Я сидела на кровати и читала, когда корабль вдруг странно вздрогнул, будто поёжился, и по стенам пробежал напряжённый низкий звук, похожий на стон. Я испуганно вскинулась, сунула ноги в туфли и, не выпуская из рук планшет, шагнула к двери, чтобы выглянуть в коридор и выяснить, что случилось. Но не успела; вообще ничего не успела.

Тело скрутила болезненная судорога, швыряя меня на пол. Кажется, я обо что-то ударилась при падении, но не обратила на это внимания. То, что происходило с моим телом, было ничтожно и второстепенно по сравнению с тем, что происходило с головой и душой, о наличии у нас которой люди так активно спорят.

Что-то безжалостное, бесстрастное, мощное и огромное буквально выворачивало меня наизнанку. Перетряхивало, внимательно разглядывало, не пропуская ни единой складочки, ни единого потаённого уголка. Все ощущения, все воспоминания, все мысли и эмоции были выдернуты со своих мест, разложены на лабораторном столе и подробно изучены под микроскопом. Это было очень, очень больно и чем-то неуловимо похоже на разрушительный Дар Мертвителей, но несравнимо более могущественно.

А потом неведомый «кто-то» отбросил меня как надоевшую игрушку, и сознание окунулось в блаженную тьму. Забытья или смерти, — в тот момент мне было неважно. 

Нил

Трудно быть богом.

Не знаю, кто и когда сказал эти слова первый, это было давно. К нам фраза пришла из книжки писателя, жившего три века назад. Книжка была про другое, к нам не имела никакого отношения, но фраза давно уже стала девизом всей службы.

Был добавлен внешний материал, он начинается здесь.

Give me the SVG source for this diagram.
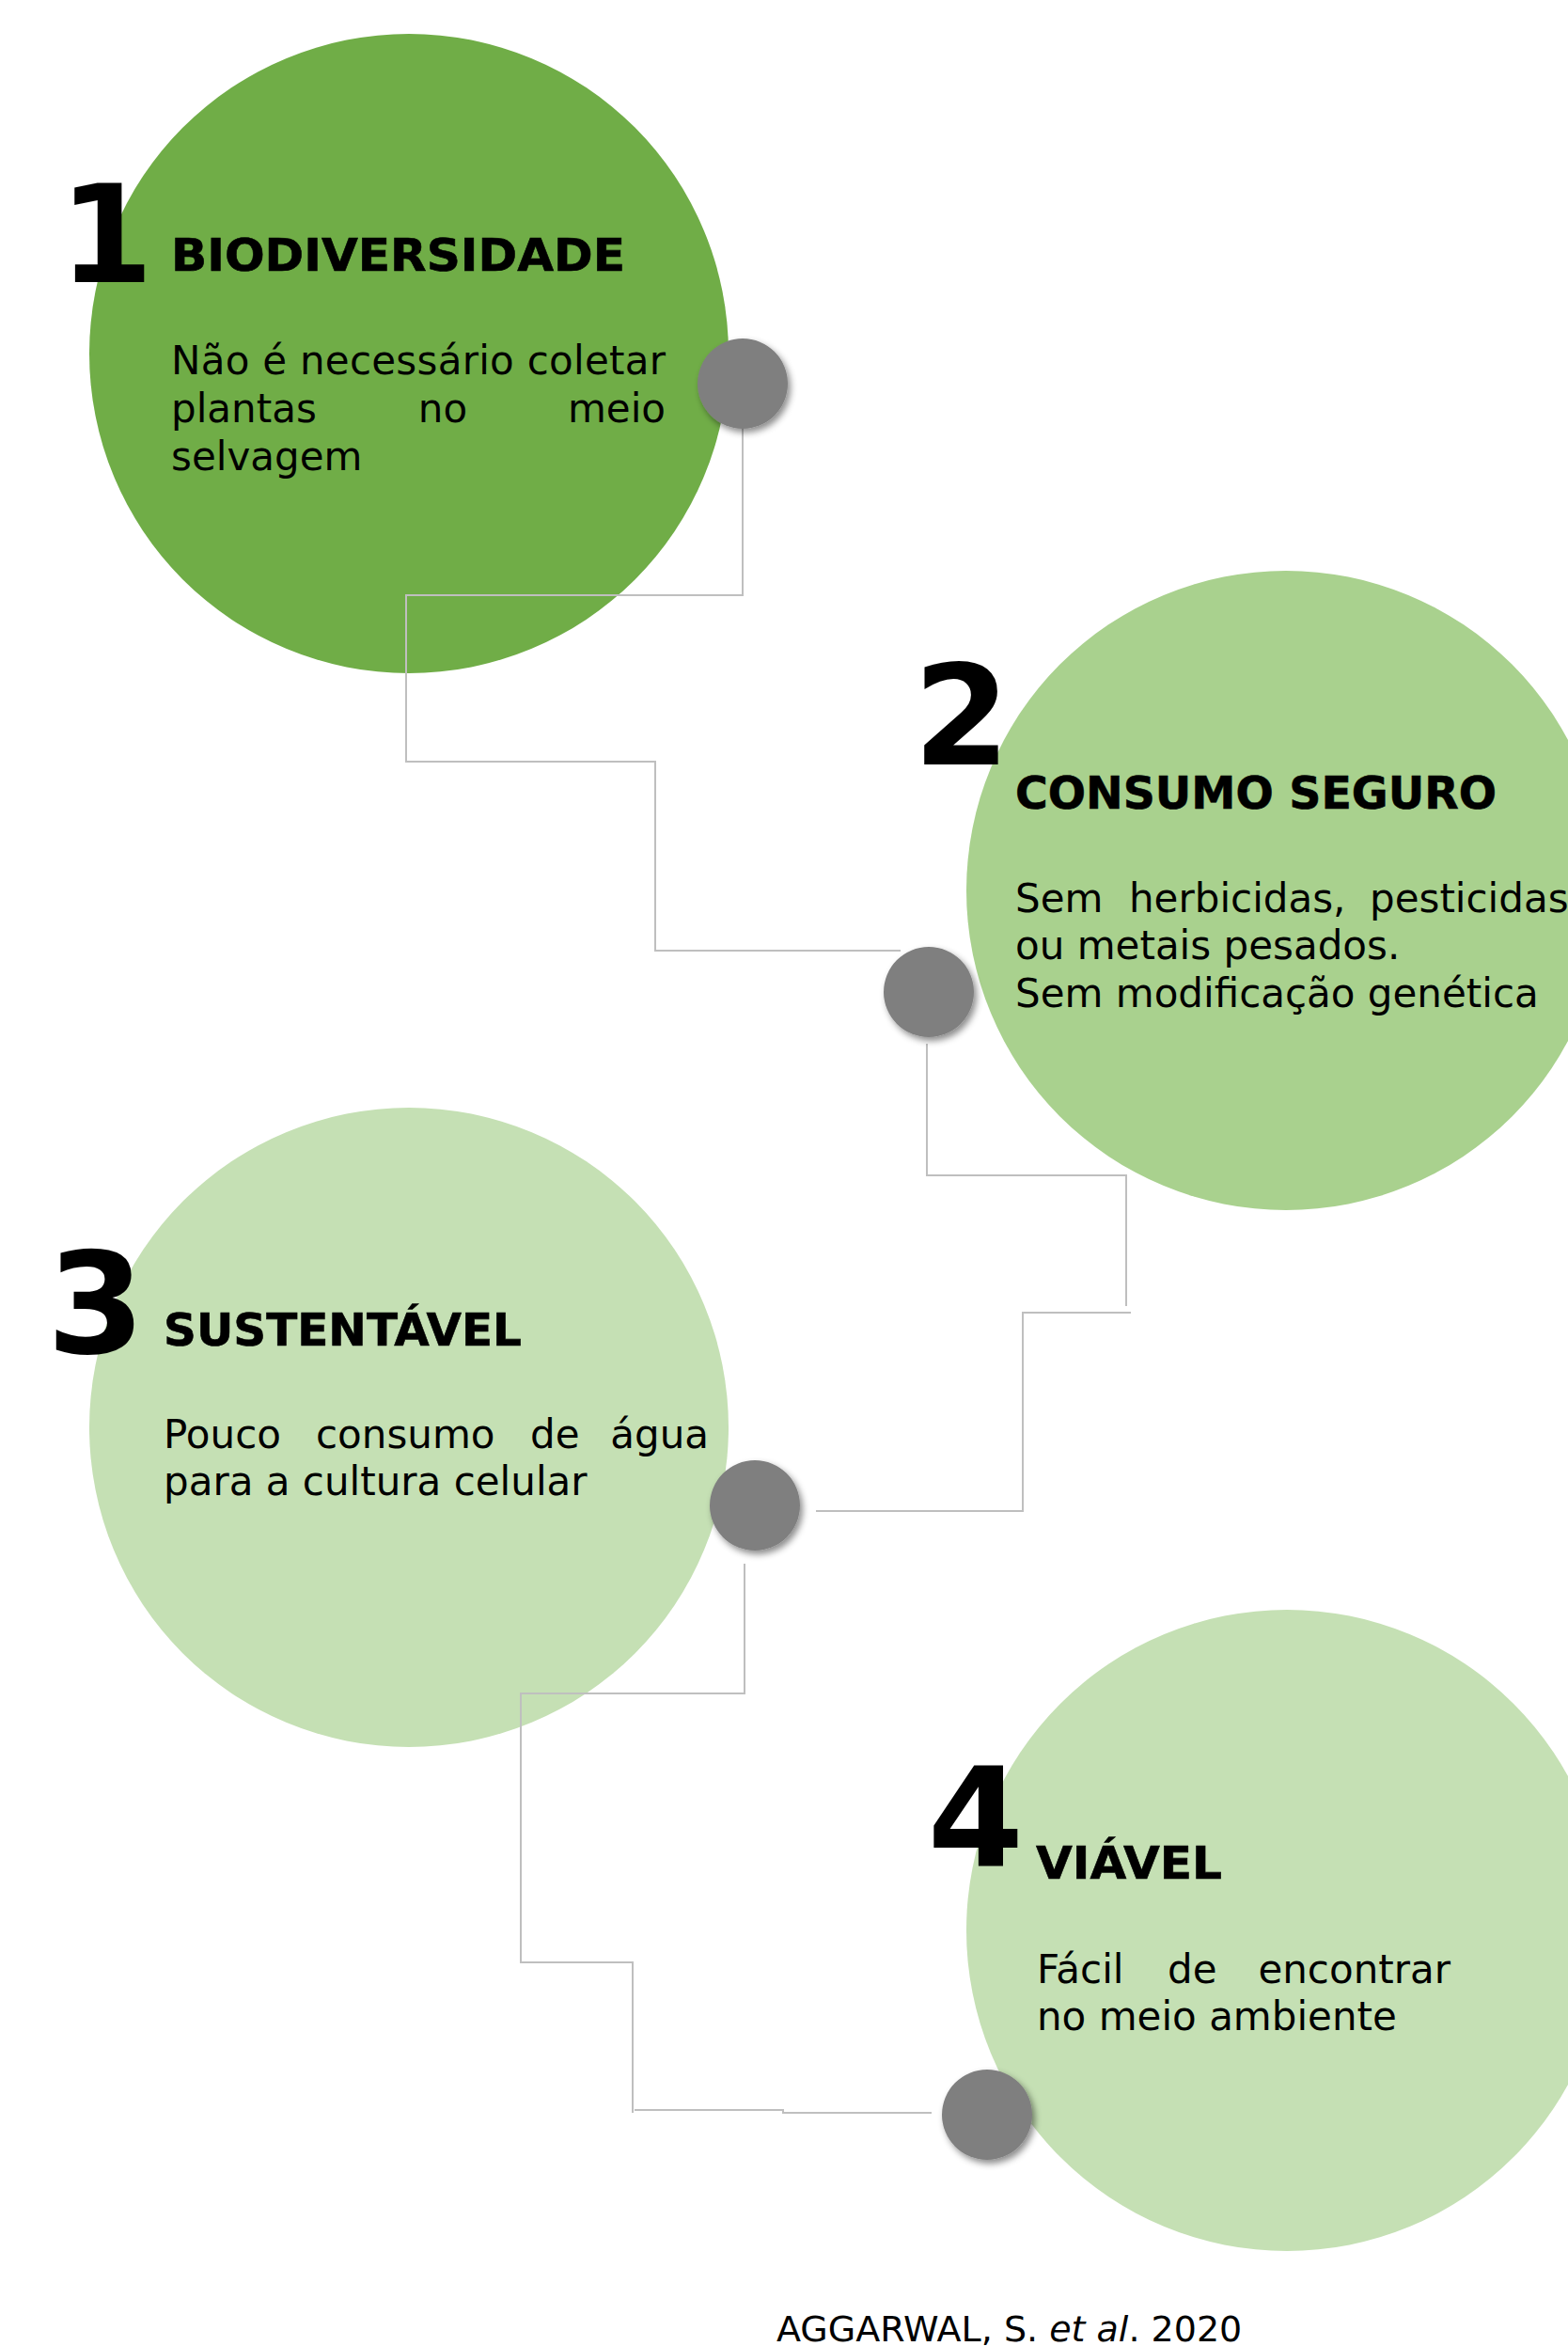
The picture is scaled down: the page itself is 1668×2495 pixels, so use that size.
<svg xmlns="http://www.w3.org/2000/svg" width="1668" height="2495" viewBox="0 0 1668 2495">
<style>
.num{font-family:"DejaVu Sans",Verdana,sans-serif;font-weight:bold;fill:#000;text-anchor:middle}
.title{font-family:"DejaVu Sans",Verdana,sans-serif;font-weight:bold;font-size:48px;fill:#000;stroke:#000;stroke-width:0.6}
.body{font-family:"DejaVu Sans",Verdana,sans-serif;font-size:42px;fill:#000}
.conn{fill:none;stroke:#BFBFBF;stroke-width:2}
.dot{fill:#7F7F7F;filter:url(#sh)}
</style>
<defs>
<filter id="sh" x="-30%" y="-30%" width="170%" height="170%">
<feDropShadow dx="3" dy="4" stdDeviation="3.5" flood-color="#000" flood-opacity="0.45"/>
</filter>
</defs>
<rect width="1668" height="2495" fill="#fff"/>
<g id="node1-circle"><circle cx="435" cy="376" r="340" fill="#70AD47"/></g>
<g id="node2-circle"><circle cx="1368" cy="947" r="340" fill="#A9D18E"/></g>
<g id="node3-circle"><circle cx="435" cy="1518" r="340" fill="#C5E0B4"/></g>
<g id="node4-circle"><circle cx="1369" cy="2053" r="341" fill="#C5E0B4"/></g>
<g id="connectors">
<path class="conn" d="M790,456 V633 H432 V810 H697 V1011 H958"/>
<path class="conn" d="M986,1110 V1250 H1198 V1389"/>
<path class="conn" d="M1203,1396 H1088 V1607 H868"/>
<path class="conn" d="M792,1663 V1801 H554 V2087 H673 V2247"/>
<path class="conn" d="M675,2244 H833 V2247 H991"/>
</g>
<g id="dots">
<circle class="dot" cx="790" cy="408" r="48"/>
<circle class="dot" cx="988" cy="1055" r="48"/>
<circle class="dot" cx="803" cy="1601" r="48"/>
<circle class="dot" cx="1050" cy="2249" r="48"/>
</g>
<g id="node1">
<text class="num" x="113" y="300" font-size="144">1</text>
<text class="title" x="182" y="288" textLength="483" lengthAdjust="spacingAndGlyphs">BIODIVERSIDADE</text>
<text class="body" y="398"><tspan x="182" textLength="526" lengthAdjust="spacing">Não é necessário coletar</tspan></text>
<text class="body" y="449"><tspan x="182">plantas</tspan><tspan x="471" text-anchor="middle">no</tspan><tspan x="708" text-anchor="end">meio</tspan></text>
<text class="body" x="182" y="500">selvagem</text>
</g>
<g id="node2">
<text class="num" x="1023" y="813" font-size="148">2</text>
<text class="title" x="1080" y="860" textLength="512" lengthAdjust="spacingAndGlyphs">CONSUMO SEGURO</text>
<text class="body" y="970"><tspan x="1080">Sem</tspan><tspan x="1201">herbicidas,</tspan><tspan x="1457">pesticidas</tspan></text>
<text class="body" x="1080" y="1020">ou metais pesados.</text>
<text class="body" x="1080" y="1071">Sem modificação genética</text>
</g>
<g id="node3">
<text class="num" x="102" y="1439" font-size="150">3</text>
<text class="title" x="174" y="1431" textLength="381" lengthAdjust="spacingAndGlyphs">SUSTENTÁVEL</text>
<text class="body" y="1540"><tspan x="174">Pouco</tspan><tspan x="336">consumo</tspan><tspan x="564">de</tspan><tspan x="754" text-anchor="end">água</tspan></text>
<text class="body" x="174" y="1590">para a cultura celular</text>
</g>
<g id="node4">
<text class="num" x="1038" y="1984" font-size="147">4</text>
<text class="title" x="1102" y="1998" textLength="198" lengthAdjust="spacingAndGlyphs">VIÁVEL</text>
<text class="body" y="2109"><tspan x="1103">Fácil</tspan><tspan x="1242">de</tspan><tspan x="1543" text-anchor="end">encontrar</tspan></text>
<text class="body" x="1103" y="2159">no meio ambiente</text>
</g>
<g id="citation">
<text x="826" y="2490" font-family="DejaVu Sans, Verdana, sans-serif" font-size="38" fill="#000">AGGARWAL, S. <tspan font-style="italic">et al</tspan>. 2020</text>
</g>
</svg>
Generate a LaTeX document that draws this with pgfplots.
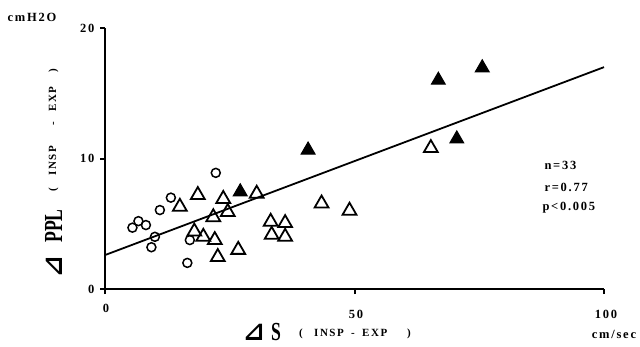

Служба БГК, или служба Безопасности Гражданской Космонавтики, уже много лет, едва ли не со дня своего основания, в народе носит другое название. Мы — Боги Глубокого Космоса. Те, о ком не помнят, пока всё хорошо, и к кому взывают, когда жизнь повисает на волоске. «Спасите наши души», — древний призыв и почти заклинание разносится в равнодушной и пустой межзвёздной темноте, и на призыв приходим мы. И спасаем. Годами не видим родных и близких, подобно тем несчастным верблюдам протискиваемся в игольное ушко, часто выслушиваем ругательства и почти никогда — благодарности, рискуем и гибнем сами, но всё равно — спасаем. У богов такая работа.

Собачья, честно говоря, работа.

Подобные философские мысли блуждали в моей голове, не отвлекая от важного дела. Невообразимо скрючившись и раскорячившись, я полулежал, полувисел на страховке в техканале и ковырялся в корабельных мозгах. Настроение, несмотря на общую бестолковость и даже почти безнадёжность положения, было невозмутимо-благодушным.

А ведь я ему говорил, что именно этим всё закончится! На последнем техобслуживании говорил, что система навигации ни к чёрту, что коротнуть может в любой момент, что тот факт, что она ещё работает, можно считать чудом. Наш Гудвин, один из толковейших «богов» во всей службе, когда речь заходила о корабле и технике, проявлял редкий оптимизм, граничащий порой с натуральным «авосем», что усугублялось уникальной везучестью.